In northern Israel, some 300 families were evacuated after their tents and huts were torn down by the gale. At an immigrant village near Hadera police and military units were called in to rescue women and children when the temporary units in which they lived were swept away in floods. It was estimated that the heaviest damage was caused in one maabara located on the hills outside Jerusalem. There, the huts were toppled by the furious winds and again the police and troops rushed the immigrants to shelter.

Near Tel Aviv, an estimated 1,000 families were evacuated from two work villages which were flooded out by the torrential rains, Hundreds of immigrants gathered outside the Jewish Agency headquarters in Tel Aviv to demand that women and children be evacuated to secure towns and cities from immigrant projects.

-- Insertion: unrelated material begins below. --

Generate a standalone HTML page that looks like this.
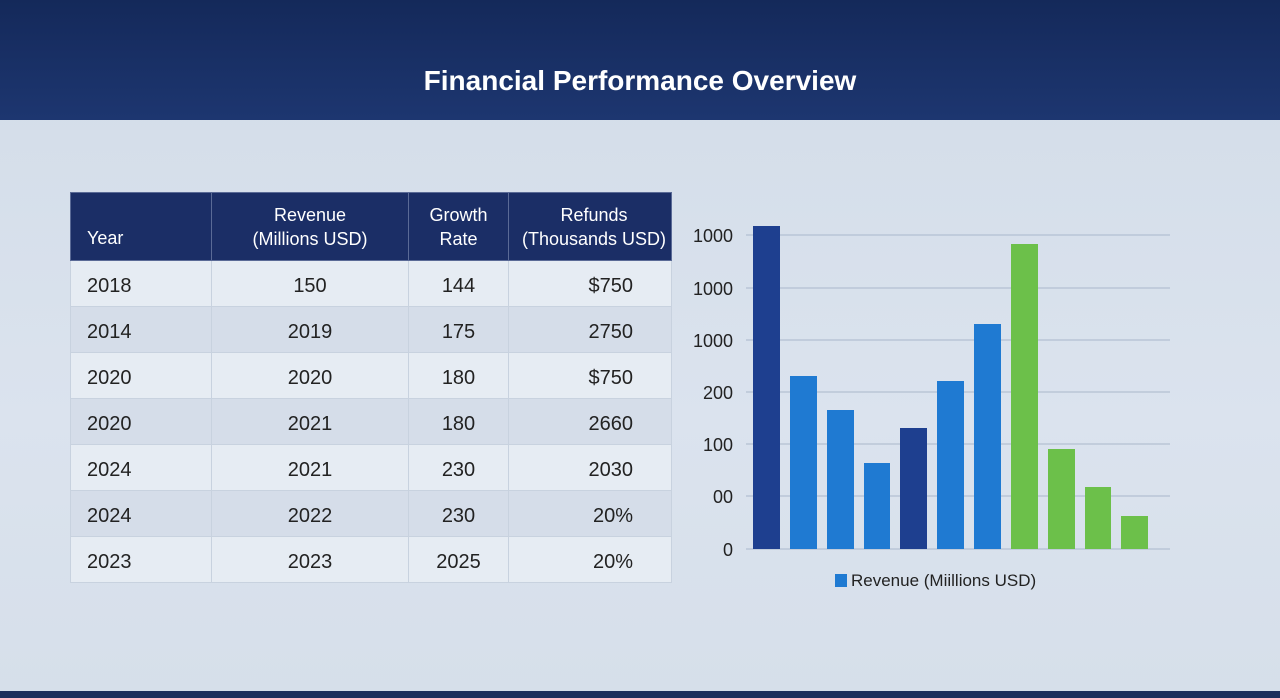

The Agency today sent a convoy of jeeps to villages in the Jerusalem corridor with food, clothing and other essential supplies. Special details, accompanied by engineers, construction workers and technicians, have been hurried to threatened areas to transfer women and children from villages. An Agency spokesman today declared that the situation was in hand.

Haifa port authorities continued a search of Haifa Bay today for the bodies of five seamen lost when a Turkish freighter sank after losing its anchor in the storm and collided with the wreckage of the Patria. Twenty-three of the crew were saved. The 4,500-ton freighter was under charter to the Shoham company. It had completed unloading before the accident. Three of the missing seamen are known to be Jews.